The hot new thing: AI platforms that stop AI’s mistakes before production

If you haven’t noticed, a growing amount of code that’s being generated today is “AI-assisted.” In fact, Scott Guthrie, Microsoft’s executive vice president of Cloud and AI, estimated back in March that upwards of 40% of the code that developers were uploading to the AI developer tool GitHub Copilot was both “AI-generated and unmodified.”

Now, the trend is giving rise to startups that promise to keep AI-augmented code from mucking up the works — and investors are taking notice.

Earlier this week, an Israel-based startup, Digma, announced $6 million in seed funding for a continuous feedback platform that runs locally on developers’ machines and helps them analyze their code — including generative AI-created code — to identify issues. Yesterday, a San Francisco-based testing platform called Kolena announced its own funding — $15 million — to build tools to test, benchmark and validate the performance of AI models.

Today, a months-old, four-person, Bay Area-startup called Braintrust is taking the wraps off its own fresh funding round of $3 million. According to co-founder and CEO Ankur Goyal, Braintrust is like an “operating system for engineers building AI software,” one that helps them avoid bad results from AI models. Developers building customer support chatbots, for example, might use Braintrust’s tech to ensure that their chatbot answers questions accurately rather than hallucinating false information.

Like many startups promising the ability to build more reliable AI software, Braintrust has savvy backers. Renowned angel investor Elad Gil is among its investors and helped incubate Braintrust’s initial product. (Gil flagged the round for us, calling the six-week-old outfit “a good one.”) Others of its notable investors include Adam D’Angelo of Quora, Clem Delangue of the buzzy AI outfit HuggingFace and OpenAI co-founder Greg Brockman.

Whether an impressive investing syndicate can help push Braintrust to the front of the pack is an open question. In the meantime, ensuring that AI code doesn’t break a company’s workflow is something Goyal says he was practically born to solve.

The child of doctors, Goyal grew up in Pittsburgh and thought he’d become a doctor, too. “Super nerdy” as a teenager, he says a linear algebra class in high school where he learned about Google’s PageRank algorithm would change his life. (“I get goosebumps just talking about it,” he says.) He moved on from biology, studied computer science at Carnegie Mellon University, then “out of extreme boredom” dropped out his junior year to build a relational database system at MemSQL, an early Y Combinator alum. More than five years later, Goyal co-founded his own company, Impira, and when Figma acquired the company late last year, Goyal became the head of its machine learning platform.

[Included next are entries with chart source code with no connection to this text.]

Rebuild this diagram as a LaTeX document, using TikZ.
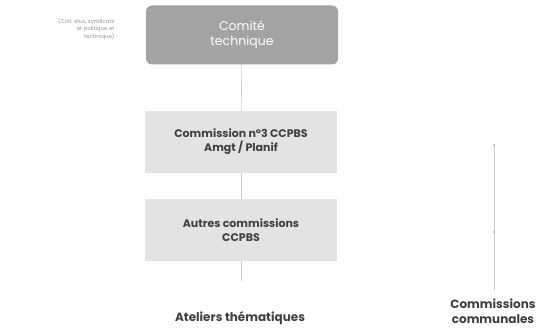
\documentclass[tikz,border=0pt]{standalone}
\usepackage{fontspec}
\setmainfont{Poppins}
\begin{document}
\begin{tikzpicture}[x=1pt,y=1pt,
  darkbox/.style={draw=none,fill=black!36,rounded corners=6pt,minimum width=192pt,minimum height=59pt,text=white,align=center,font=\fontsize{12.5}{15}\selectfont},
  lightbox/.style={draw=none,fill=black!11,minimum width=192pt,minimum height=62pt,text=black!75,align=center,font=\bfseries\fontsize{11}{14}\selectfont},
  plain/.style={text=black!75,align=center,font=\bfseries\fontsize{12}{15}\selectfont},
  note/.style={text=black!40,align=right,font=\fontsize{5.5}{7.5}\selectfont},
  link/.style={draw=black!20,line width=0.6pt}]
\fill[white] (0,0) rectangle (544,334);
\useasboundingbox (0,0) rectangle (544,334);
\node[darkbox] (ct) at (242,299) {Comité\\technique};
\node[note,anchor=east] (nt) at (118,305) {(Coll. élus, syndicats\\et politique et\\technique)};
\node[lightbox] (c3) at (241,192) {Commission n°3 CCPBS\\Amgt / Planif};
\node[lightbox] (ac) at (241,104) {Autres commissions\\CCPBS};
\coordinate (acend) at (241,53);
\node[plain] (at) at (240,16) {Ateliers thématiques};
\node[plain] (cc) at (493,23) {Commissions\\communales};
\coordinate (cctop) at (494,189);
\coordinate (ccmid) at (494,102);
\coordinate (ccbot) at (494,44);
\draw[link] (ct) -- (c3);
\draw[link] (c3) -- (ac);
\draw[link] (ac) -- (acend);
\draw[link] (cctop) -- (ccbot);
\fill[black!25] (cctop) circle (1.3pt);
\fill[black!25] (ccmid) circle (1.3pt);
\end{tikzpicture}
\end{document}
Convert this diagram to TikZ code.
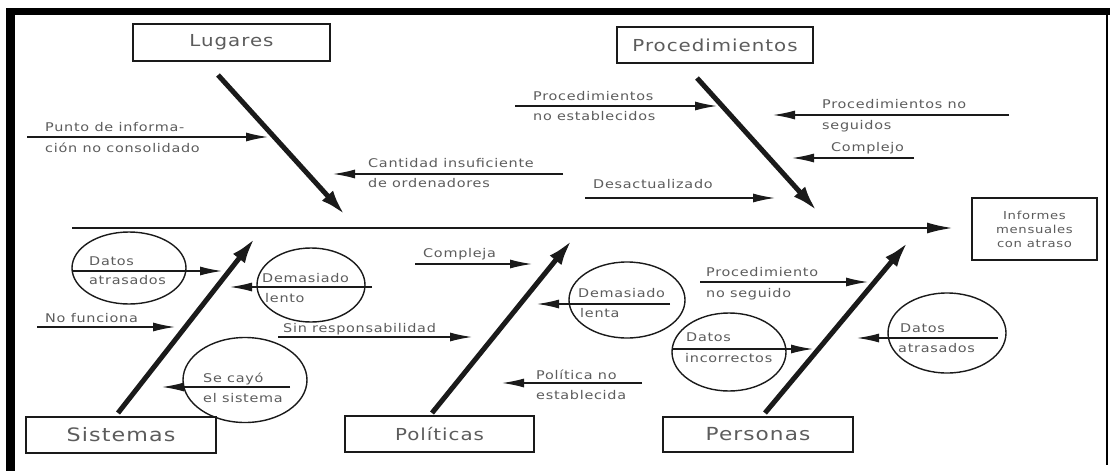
\documentclass[tikz,border=0pt]{standalone}
\usepackage{fontspec}
\setmainfont{DejaVu Sans}[FakeStretch=1.2,LetterSpace=6]
\usetikzlibrary{arrows.meta,shapes.geometric}
\definecolor{ink}{HTML}{1A1A1A}
\definecolor{txt}{HTML}{5C5C5C}
\tikzset{
  lbl/.style={anchor=base west, inner sep=0pt, text=txt, font=\fontsize{12}{14}\selectfont},
  cat/.style={draw=ink, line width=1.4pt, inner sep=0pt, text=txt, font=\fontsize{16.5}{19}\selectfont},
  effect/.style={draw=ink, line width=1.4pt, inner sep=0pt, text=txt, align=center,
    font=\fontsize{11}{14}\selectfont},
  cause/.style={draw=ink, line width=1.4pt, -{Latex[length=22pt,width=9pt]}},
  bone/.style={draw=ink, line width=5pt, -{Latex[length=26pt,width=15pt]}},
  spine/.style={draw=ink, line width=2.4pt, -{Latex[length=26pt,width=11pt]}},
  bubble/.style={draw=ink, line width=1.4pt, ellipse, inner sep=0pt},
}
\begin{document}
\begin{tikzpicture}[x=1pt,y=-1pt]
\useasboundingbox (0,0) rectangle (1110,471);
\fill[white] (0,0) rectangle (1110,471);
% frame
\fill[black] (6,8) rectangle (1110,15);
\fill[black] (6,8) rectangle (15,471);
\draw[black, line width=2pt] (1107,12) -- (1107,465);

% category boxes and effect
\node[cat, minimum width=197pt, minimum height=37pt] (lug) at (231.5,42.5) {Lugares};
\node[cat, minimum width=196pt, minimum height=36pt] (proc) at (715,45) {Procedimientos};
\node[cat, minimum width=190pt, minimum height=36pt, font=\fontsize{18.5}{20}\selectfont] (sis) at (121,435) {Sistemas};
\node[cat, minimum width=189pt, minimum height=36pt] (pol) at (439.5,434) {Políticas};
\node[cat, minimum width=190pt, minimum height=35pt, font=\fontsize{18}{20}\selectfont] (per) at (758,434.5) {Personas};
\node[effect, minimum width=125pt, minimum height=62pt] (eff) at (1034.5,229) {Informes\\mensuales\\con atraso};

% spine
\coordinate (spL) at (72,228);
\coordinate (spR) at (953,228);
\draw[spine] (spL) -- (spR);

% bones
\coordinate (bLug0) at (218,75);   \coordinate (bLug1) at (345,215);
\coordinate (bProc0) at (697,78);  \coordinate (bProc1) at (817,211);
\coordinate (bSis0) at (118,413);  \coordinate (bSis1) at (255,238);
\coordinate (bPol0) at (432,413);  \coordinate (bPol1) at (572,240);
\coordinate (bPer0) at (765,413);  \coordinate (bPer1) at (908,242);
\draw[bone] (bLug0) -- (bLug1);
\draw[bone] (bProc0) -- (bProc1);
\draw[bone] (bSis0) -- (bSis1);
\draw[bone] (bPol0) -- (bPol1);
\draw[bone] (bPer0) -- (bPer1);

% --- Lugares
\node[lbl] (t1a) at (45,131) {Punto de informa-};
\node[lbl] (t1b) at (45,152) {ción no consolidado};
\coordinate (a1s) at (27,137); \coordinate (a1e) at (268,137);
\draw[cause] (a1s) -- (a1e);

\node[lbl] (t2a) at (368,167) {Cantidad insuficiente};
\node[lbl] (t2b) at (368,187) {de ordenadores};
\coordinate (a2s) at (563,174); \coordinate (a2e) at (333,174);
\draw[cause] (a2s) -- (a2e);

% --- Procedimientos
\node[lbl] (t3a) at (533,100) {Procedimientos};
\node[lbl] (t3b) at (533,120) {no establecidos};
\coordinate (a3s) at (515,106); \coordinate (a3e) at (717,106);
\draw[cause] (a3s) -- (a3e);

\node[lbl] (t4) at (593,188) {Desactualizado};
\coordinate (a4s) at (585,198); \coordinate (a4e) at (775,198);
\draw[cause] (a4s) -- (a4e);

\node[lbl] (t5a) at (822,108) {Procedimientos no};
\node[lbl] (t5b) at (822,129) {seguidos};
\coordinate (a5s) at (1009,115); \coordinate (a5e) at (773,115);
\draw[cause] (a5s) -- (a5e);

\node[lbl] (t6) at (831,151) {Complejo};
\coordinate (a6s) at (914,158); \coordinate (a6e) at (792,158);
\draw[cause] (a6s) -- (a6e);

% --- Sistemas
\node[bubble, minimum width=114pt, minimum height=72pt] (c7) at (129,268) {};
\node[lbl] (t7a) at (89,265) {Datos};
\node[lbl] (t7b) at (89,284) {atrasados};
\coordinate (a7s) at (72,271); \coordinate (a7e) at (222,271);
\draw[cause] (a7s) -- (a7e);

\node[bubble, minimum width=108pt, minimum height=74pt] (c8) at (311,285) {};
\node[lbl] (t8a) at (262,282) {Demasiado};
\node[lbl] (t8b) at (265,302) {lento};
\coordinate (a8s) at (372,287); \coordinate (a8e) at (230,287);
\draw[cause] (a8s) -- (a8e);

\node[lbl] (t9) at (45,322) {No funciona};
\coordinate (a9s) at (37,327); \coordinate (a9e) at (175,327);
\draw[cause] (a9s) -- (a9e);

\node[bubble, minimum width=124pt, minimum height=85pt] (c11) at (245,380) {};
\node[lbl] (t11a) at (203,382) {Se cayó};
\node[lbl] (t11b) at (203,402) {el sistema};
\coordinate (a11s) at (290,387); \coordinate (a11e) at (162,387);
\draw[cause] (a11s) -- (a11e);

% --- Políticas
\node[lbl] (t10) at (283,332) {Sin responsabilidad};
\coordinate (a10s) at (278,337); \coordinate (a10e) at (472,337);
\draw[cause] (a10s) -- (a10e);

\node[lbl] (t12) at (423,257) {Compleja};
\coordinate (a12s) at (415,264); \coordinate (a12e) at (532,264);
\draw[cause] (a12s) -- (a12e);

\node[bubble, minimum width=116pt, minimum height=76pt] (c13) at (627,300) {};
\node[lbl] (t13a) at (578,297) {Demasiado};
\node[lbl] (t13b) at (580,317) {lenta};
\coordinate (a13s) at (670,304); \coordinate (a13e) at (537,304);
\draw[cause] (a13s) -- (a13e);

\node[lbl] (t14a) at (536,379) {Política no};
\node[lbl] (t14b) at (536,399) {establecida};
\coordinate (a14s) at (642,383); \coordinate (a14e) at (502,383);
\draw[cause] (a14s) -- (a14e);

% --- Personas
\node[lbl] (t15a) at (706,276) {Procedimiento};
\node[lbl] (t15b) at (706,297) {no seguido};
\coordinate (a15s) at (700,282); \coordinate (a15e) at (868,282);
\draw[cause] (a15s) -- (a15e);

\node[bubble, minimum width=114pt, minimum height=78pt] (c16) at (729,352) {};
\node[lbl] (t16a) at (686,341) {Datos};
\node[lbl] (t16b) at (685,362) {incorrectos};
\coordinate (a16s) at (672,349); \coordinate (a16e) at (813,349);
\draw[cause] (a16s) -- (a16e);

\node[bubble, minimum width=118pt, minimum height=80pt] (c17) at (947,333) {};
\node[lbl] (t17a) at (900,332) {Datos};
\node[lbl] (t17b) at (898,352) {atrasados};
\coordinate (a17s) at (998,338); \coordinate (a17e) at (857,338);
\draw[cause] (a17s) -- (a17e);
\end{tikzpicture}
\end{document}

It was a good gig. It also gave Goyal even more insight into the growing challenge of building high-quality software products in this new age of AI everything. So late this past summer, he left to start Braintrust.

“I spent quite some time building old-school software,” he says, “and what’s really different about AI is that it’s inherently non deterministic, meaning if you write code, you can’t really guarantee that it’s going to work. You have to test it on real-world examples.” The process is called evaluation or, colloquially, “evals” and not all companies have high-enough quality data to do enough testing. It’s why Braintrust — which has yet to commercialize its product — is working with companies that do, including the workflow automation company Zapier and the spreadsheet tool company Coda, which are currently beta testing what Braintrust has built.

“Their challenge,” says Goyal, “is ‘Okay, we actually have tons of data, and we have lots of users using our product. But it’s really hard for us to boil that down into a representative set of examples that we can use to test our software.'” With BrainTrust, he says, “They can dump as much data as they want into our product, run evaluations against it, and we’ll help them curate ‘golden datasets’ that they can accumulate over time and use as a measure of whether their software is working or not.”

As a bonus, says Goyal, “We actually run inside of their cloud environments,” which enables Braintrust to operate around thorny compliance issues that could otherwise slow down its adoption within enterprises.

It’s early days, of course, and competition will only grow fiercer in the coming months and years. Deepchecks, an Israeli startup whose tagline is “continuous validation for AI,” is yet another outfit that recently raised seed funding.

Still, Goyal describes Braintrust as exactly the product he needed at Figma, and which didn’t live in the world until Braintrust recently created it. “There’s a whole universe around continuous integration that has developed over the past decade. And that’s kind of turned this into a science of shipping software. But in AI land, that methodology and workflow — until our product — just didn’t really exist.”

Pictured above, from left to right: Coleen Baik (founding designer), Ankur Goyal (CEO), Manu Goyal (founding engineer) and David Song (product manager; part of Elad Gil’s team).